When the winery obtained its license in 2006, Dale sold the 200 cases from that first batch--one of the rare attempts at a wild yeast fermentation in B.C., and about a sixth of the winery's initial production--to restaurants in Vancouver as well as private buyers who had been following his progress. He made a note to try his hand at some wild yeast fermentation again some day. Restaurants such as Elixir at Vancouver's upscale Opus Hotel were "captivated" by the results, he said.

That day arrived last fall, when the Stoney Slopes vineyard near Okanagan Falls sold him some Chardonnay as well as a small amount of Sémillon grapes. Dale crushed the grapes, didn't add any commercial yeasts, and let the wine age in new French oak for six to seven months before putting it in steel tanks. The fermentation process was slower than with commercial yeast, but resulted in a unique wine that will be released in November, in a limited quantity of about 180 cases.

While he hasn't done any research on the exact strains of yeast in the mix, Dale expects that they're a mix of just about anything that's in the local environment, from naturally occurring yeasts to commercial strains ditched with must composted by local wineries.

"The skins there will be picking up yeasts from whatever people are dumping around them," he said. "I haven't put them under a microscope to try and figure out what they are."

Saccharomyces cerevisiae is the yeast species typically associated with winemaking because it can tolerate alcohol levels in excess of 13%. It usually rises to predominate in the fermentation process, regardless of what yeasts were originally present in the must.

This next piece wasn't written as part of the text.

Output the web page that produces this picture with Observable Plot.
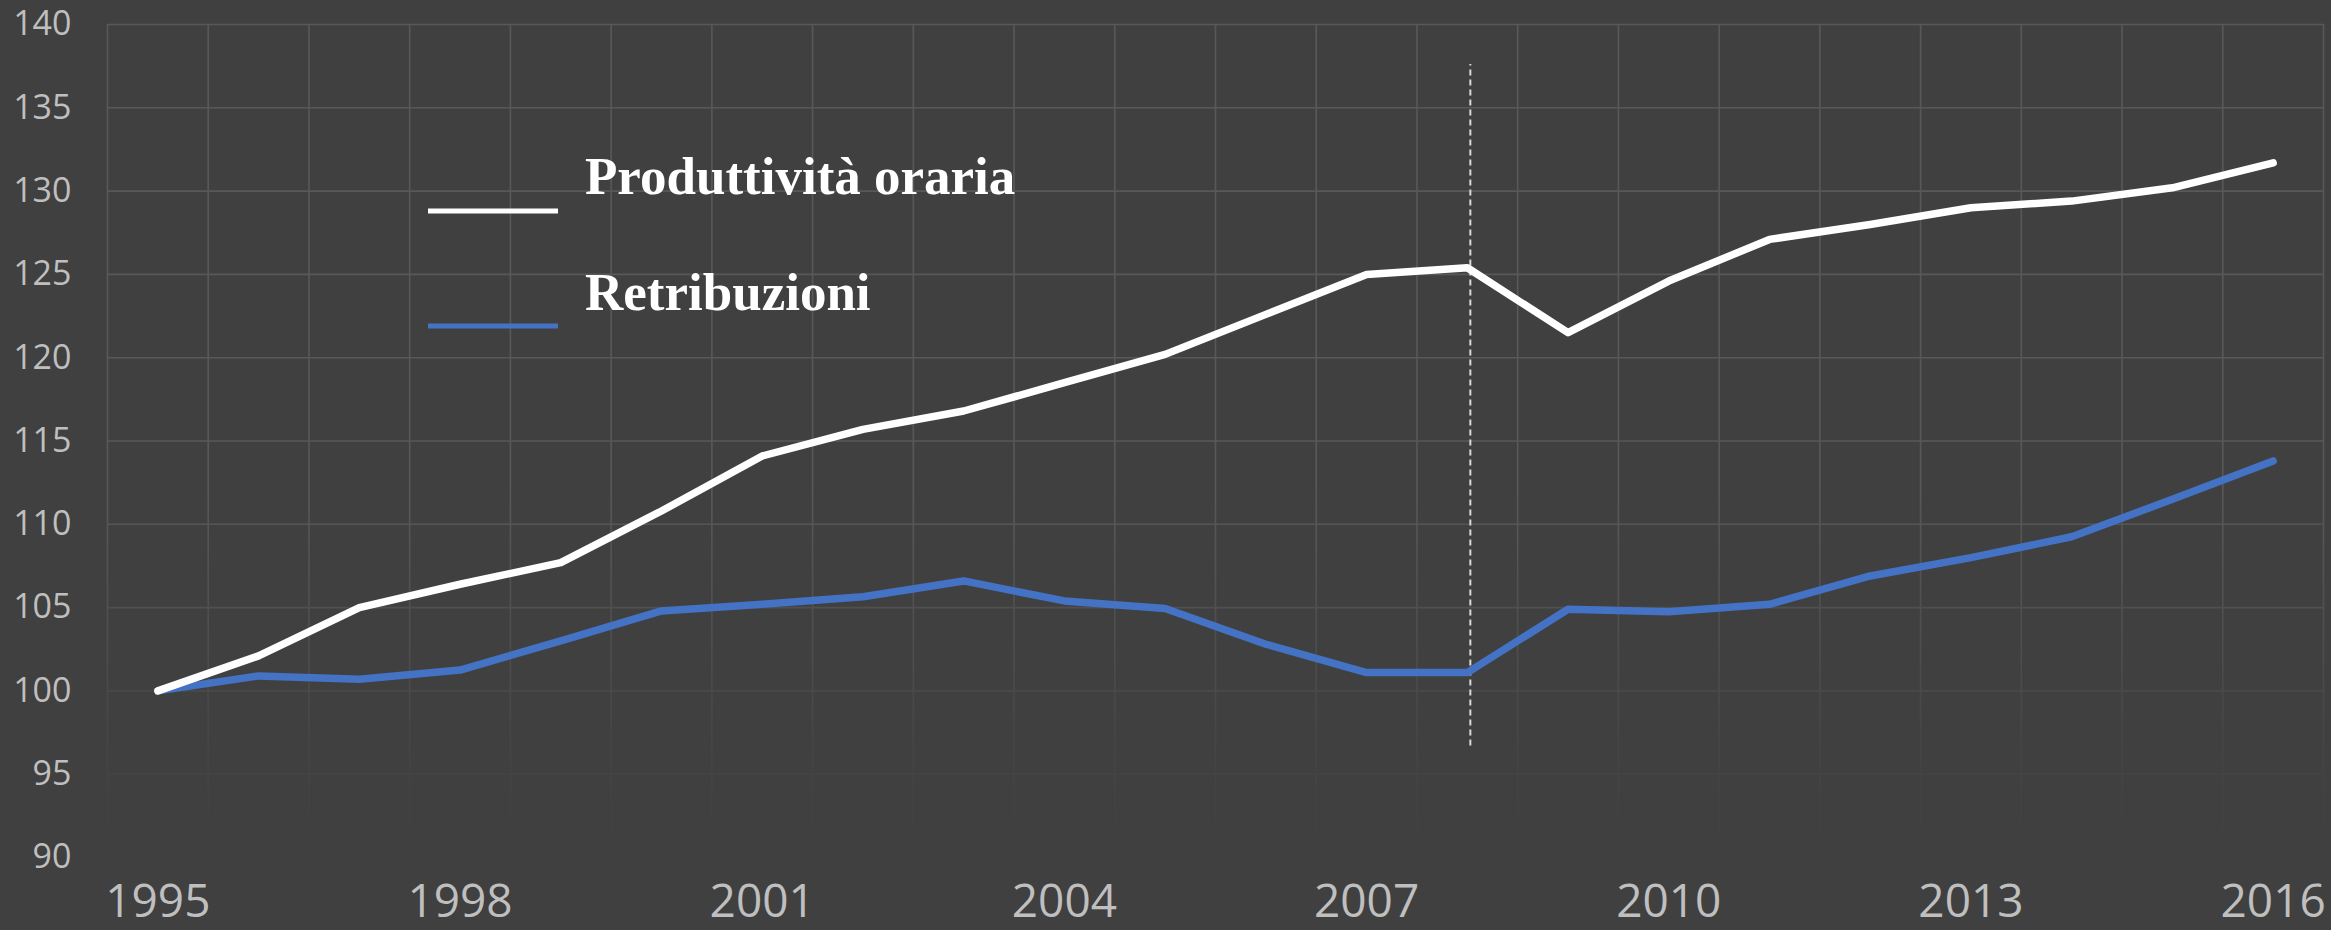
<!DOCTYPE html>
<html>
<head>
<meta charset="utf-8">
<script src="https://cdn.jsdelivr.net/npm/d3@7"></script>
<script src="https://cdn.jsdelivr.net/npm/@observablehq/plot@0.6"></script>
<style>
  html, body { margin: 0; padding: 0; background: #404040; }
  #wrap { position: relative; width: 2331px; height: 930px; overflow: hidden; }
  #legend { position: absolute; left: 0; top: 0; pointer-events: none; }
</style>
</head>
<body>
<div id="wrap"></div>
<script>
// ---- data ----
const years = [1995, 1996, 1997, 1998, 1999, 2000, 2001, 2002, 2003, 2004, 2005,
               2006, 2007, 2008, 2009, 2010, 2011, 2012, 2013, 2014, 2015, 2016];
const produttivita = [100.0, 102.1, 105.0, 106.4, 107.7, 110.8, 114.1, 115.7, 116.8, 118.5, 120.2,
                      122.6, 125.0, 125.4, 121.5, 124.6, 127.1, 128.0, 129.0, 129.4, 130.2, 131.7];
const retribuzioni = [100.0, 100.9, 100.7, 101.25, 103.0, 104.8, 105.2, 105.65, 106.6, 105.4, 104.95,
                      102.8, 101.1, 101.1, 104.9, 104.75, 105.2, 106.9, 108.0, 109.25, 111.5, 113.8];
const seriesNames = ["Produttività oraria", "Retribuzioni"];
const seriesColors = ["#ffffff", "#4472C4"];
const xTicks = [1995, 1998, 2001, 2004, 2007, 2010, 2013, 2016];
const yTicks = [90, 95, 100, 105, 110, 115, 120, 125, 130, 135, 140];
const divider = [{year: 2008.03, from: 96.7, to: 137.6}];

// ---- tables built from the arrays ----
const prodRows = years.map((y, i) => ({year: y, value: produttivita[i]}));
const retrRows = years.map((y, i) => ({year: y, value: retribuzioni[i]}));
const vGrid = years.map(y => y - 0.5).concat([years[years.length - 1] + 0.5]);

const svgns = "http://www.w3.org/2000/svg";
function gradientDefs(index, scales) {
  const defs = document.createElementNS(svgns, "defs");
  const lg = document.createElementNS(svgns, "linearGradient");
  lg.setAttribute("id", "gridFade");
  lg.setAttribute("gradientUnits", "userSpaceOnUse");
  lg.setAttribute("x1", 0); lg.setAttribute("x2", 0);
  const yTop = scales.y(140), yBot = scales.y(90);
  lg.setAttribute("y1", yTop); lg.setAttribute("y2", yBot);
  const off = v => (scales.y(v) - yTop) / (yBot - yTop);
  [[off(112), "#585858"], [off(103), "#4e4e4e"], [off(96), "#444444"], [1, "#404040"]]
    .forEach(([o, c]) => {
      const s = document.createElementNS(svgns, "stop");
      s.setAttribute("offset", o);
      s.setAttribute("stop-color", c);
      lg.appendChild(s);
    });
  defs.appendChild(lg);
  return defs;
}

const chart = Plot.plot({
  width: 2331,
  height: 930,
  marginLeft: 107,
  marginRight: 8,
  marginTop: 24,
  marginBottom: 73,
  style: {background: "#404040", color: "#bfbfbf", fontFamily: "'Open Sans', sans-serif", overflow: "visible"},
  x: {domain: [years[0] - 0.5, years[years.length - 1] + 0.5]},
  y: {domain: [yTicks[0], yTicks[yTicks.length - 1]]},
  marks: [
    gradientDefs,
    Plot.ruleY(yTicks, {stroke: "url(#gridFade)", strokeWidth: 1.6}),
    Plot.ruleX(vGrid, {stroke: "url(#gridFade)", strokeWidth: 1.6}),
    Plot.axisY({ticks: yTicks, tickSize: 0, tickPadding: 36, fontSize: 34, label: null, fill: "#bfbfbf"}),
    Plot.axisX({ticks: xTicks, tickFormat: d => String(d), tickSize: 0, tickPadding: 27, fontSize: 46, label: null, fill: "#bfbfbf"}),
    Plot.ruleX(divider, {x: "year", y1: "from", y2: "to", stroke: "#d9d9d9", strokeWidth: 2, strokeDasharray: "6,4"}),
    Plot.line(retrRows, {x: "year", y: "value", stroke: seriesColors[1], strokeWidth: 7.5, strokeLinecap: "round", strokeLinejoin: "round"}),
    Plot.line(prodRows, {x: "year", y: "value", stroke: seriesColors[0], strokeWidth: 7.5, strokeLinecap: "round", strokeLinejoin: "round"})
  ]
});

const wrap = document.getElementById("wrap");
wrap.appendChild(chart);

// ---- legend overlay ----
const leg = document.createElementNS(svgns, "svg");
leg.setAttribute("id", "legend");
leg.setAttribute("width", 2331);
leg.setAttribute("height", 930);
seriesNames.forEach((name, i) => {
  const yLine = 211 + i * 115;
  const ln = document.createElementNS(svgns, "line");
  ln.setAttribute("x1", 428); ln.setAttribute("x2", 558);
  ln.setAttribute("y1", yLine); ln.setAttribute("y2", yLine);
  ln.setAttribute("stroke", seriesColors[i]);
  ln.setAttribute("stroke-width", 5);
  leg.appendChild(ln);
  const t = document.createElementNS(svgns, "text");
  t.setAttribute("x", 585);
  t.setAttribute("y", 194 + i * 116);
  t.setAttribute("fill", "#ffffff");
  t.setAttribute("font-family", "'Liberation Serif', 'Times New Roman', serif");
  t.setAttribute("font-weight", "bold");
  t.setAttribute("font-size", 53);
  t.textContent = name;
  leg.appendChild(t);
});
wrap.appendChild(leg);
</script>
</body>
</html>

The use of indigenous yeasts in B.C. is rare, said Dr. Hennie van Vuuren, an internationally recognized pioneer in yeast research and director of the Wine Research Centre at the University of British Columbia in Vancouver, B.C. All of the wineries he works with use commercial yeasts.

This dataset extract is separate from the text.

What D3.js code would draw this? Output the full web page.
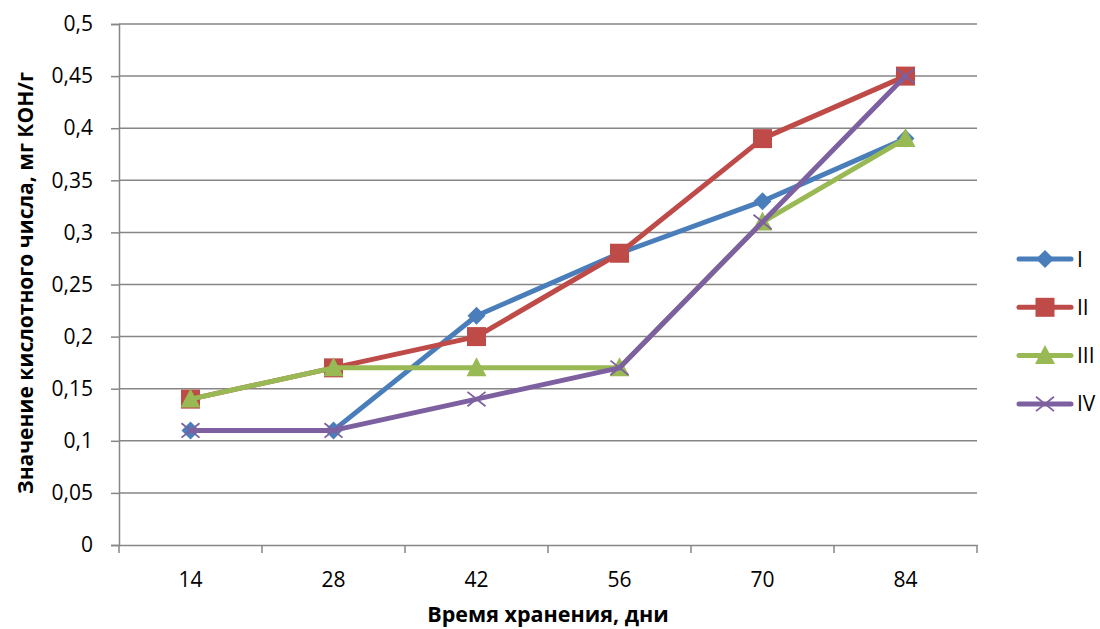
<!DOCTYPE html>
<html>
<head>
<meta charset="utf-8">
<script src="https://cdn.jsdelivr.net/npm/d3@7/dist/d3.min.js"></script>
<style>
  html, body { margin: 0; padding: 0; background: #fff; }
  svg { display: block; font-family: "Open Sans", "Noto Sans", sans-serif; }
</style>
</head>
<body>
<svg id="chart" width="1100" height="629"></svg>
<script>
// Storage time (days) on the x axis
const days = ["14", "28", "42", "56", "70", "84"];
// Acid number, mg KOH/g, for each sample
const seriesI   = [0.11, 0.11, 0.22, 0.28, 0.33, 0.39];
const seriesII  = [0.14, 0.17, 0.20, 0.28, 0.39, 0.45];
const seriesIII = [0.14, 0.17, 0.17, 0.17, 0.31, 0.39];
const seriesIV  = [0.11, 0.11, 0.14, 0.17, 0.31, 0.45];
const seriesNames = ["I", "II", "III", "IV"];
const yTicks = [0, 0.05, 0.1, 0.15, 0.2, 0.25, 0.3, 0.35, 0.4, 0.45, 0.5];

const series = [
  { name: seriesNames[0], values: seriesI,   color: "#4A7EBB", marker: "diamond" },
  { name: seriesNames[1], values: seriesII,  color: "#BE4B48", marker: "square" },
  { name: seriesNames[2], values: seriesIII, color: "#98B954", marker: "triangle" },
  { name: seriesNames[3], values: seriesIV,  color: "#7D60A0", marker: "cross" }
];

const svg = d3.select("#chart");
const plot = { left: 119, right: 977, top: 24, bottom: 545 };
const gridColor = "#868686";
const labelSize = 21;
const titleSize = 21;

const x = d3.scaleBand().domain(days).range([plot.left, plot.right]).padding(0);
const y = d3.scaleLinear().domain([0, 0.5]).range([plot.bottom, plot.top]);
const fmt = v => String(+v.toFixed(2)).replace(".", ",");

// Horizontal gridlines
svg.append("g").selectAll("line").data(yTicks.filter(t => t > 0)).join("line")
  .attr("x1", plot.left).attr("x2", plot.right)
  .attr("y1", d => y(d)).attr("y2", d => y(d))
  .attr("stroke", gridColor).attr("stroke-width", 1.5);

// Y axis
const yAxis = svg.append("g").attr("transform", `translate(${plot.left},0)`)
  .call(d3.axisLeft(y).tickValues(yTicks).tickFormat(fmt).tickSize(8).tickPadding(18));
yAxis.attr("font-size", null).attr("font-family", null);
yAxis.select(".domain").attr("stroke", gridColor).attr("stroke-width", 1.5);
yAxis.selectAll(".tick line").attr("stroke", gridColor).attr("stroke-width", 1.5);
yAxis.selectAll(".tick text").attr("font-size", labelSize).attr("fill", "#000");

// X axis with ticks at band boundaries
const xAxis = svg.append("g").attr("transform", `translate(0,${plot.bottom})`)
  .call(d3.axisBottom(x).tickSize(0).tickPadding(27));
xAxis.attr("font-size", null).attr("font-family", null);
xAxis.select(".domain").attr("stroke", gridColor).attr("stroke-width", 1.5);
xAxis.selectAll(".tick text").attr("font-size", labelSize).attr("fill", "#000");
const bounds = days.map(d => x(d)).concat([x(days[days.length - 1]) + x.bandwidth()]);
xAxis.append("g").selectAll("line").data(bounds).join("line")
  .attr("x1", d => d).attr("x2", d => d).attr("y1", 0).attr("y2", 8)
  .attr("stroke", gridColor).attr("stroke-width", 1.5);

// Axis titles
svg.append("text")
  .attr("x", 548).attr("y", 622)
  .attr("text-anchor", "middle").attr("font-size", titleSize + 0.5).attr("font-weight", "bold")
  .text("Время хранения, дни");
svg.append("text")
  .attr("transform", `translate(33,283) rotate(-90)`)
  .attr("text-anchor", "middle").attr("font-size", titleSize).attr("font-weight", "bold")
  .text("Значение кислотного числа, мг КОН/г");

// Marker shapes
function drawMarker(g, type, color, cx, cy, s) {
  if (type === "diamond") {
    g.append("path").attr("d", `M${cx},${cy - s}L${cx + s},${cy}L${cx},${cy + s}L${cx - s},${cy}Z`)
      .attr("fill", color);
  } else if (type === "square") {
    g.append("rect").attr("x", cx - s).attr("y", cy - s).attr("width", 2 * s).attr("height", 2 * s)
      .attr("fill", color);
  } else if (type === "triangle") {
    g.append("path").attr("d", `M${cx},${cy - s * 1.05}L${cx + s},${cy + s * 0.85}L${cx - s},${cy + s * 0.85}Z`)
      .attr("fill", color);
  } else {
    g.append("path").attr("d", `M${cx - s},${cy - s * 0.8}L${cx + s},${cy + s * 0.8}M${cx - s},${cy + s * 0.8}L${cx + s},${cy - s * 0.8}`)
      .attr("stroke", color).attr("stroke-width", 1.8).attr("fill", "none");
  }
}

const line = d3.line().x((d, i) => x(days[i]) + x.bandwidth() / 2).y(d => y(d));
const markerSize = { diamond: 9, square: 9.5, triangle: 10, cross: 9 };

series.forEach(s => {
  const g = svg.append("g");
  g.append("path").datum(s.values).attr("d", line)
    .attr("fill", "none").attr("stroke", s.color).attr("stroke-width", 5)
    .attr("stroke-linejoin", "round").attr("stroke-linecap", "round");
  s.values.forEach((v, i) => {
    drawMarker(g, s.marker, s.color, x(days[i]) + x.bandwidth() / 2, y(v), markerSize[s.marker]);
  });
});

// Legend
const legend = svg.append("g");
series.forEach((s, i) => {
  const ly = 259 + i * 48.3;
  const g = legend.append("g");
  g.append("line").attr("x1", 1019).attr("x2", 1071).attr("y1", ly).attr("y2", ly)
    .attr("stroke", s.color).attr("stroke-width", 5).attr("stroke-linecap", "round");
  drawMarker(g, s.marker, s.color, 1045, ly, markerSize[s.marker]);
  g.append("text").attr("x", 1077).attr("y", ly + 7.5).attr("font-size", labelSize).text(s.name);
});
</script>
</body>
</html>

"People have found that if you inoculate you get a more consistent fermentation, and different yeasts provide different flavor compounds in the wines," he said.

While some winemakers in regions such as Burgundy produce outstanding wines without using commercial yeasts, the desire for consistent fermentations and the opportunities to choose strains suited to specific grape varieties is what attracts winemakers to commercial yeasts. A wild yeast ferment doesn't offer that.

"It doesn't guarantee success the next year, because the yeast population is different. And that's the problem. There's no consistency, because you have to rely on which yeasts are available," van Vuuren said.

Nevertheless, Dale is willing to live with the uncertainty for the occasional batch, trusting the yeast to multiply as nature dictates and produce something a bit different. "It's nice to step out of the mold and make something that stands apart," he said. "It's fun for us geeks that just like to try something different."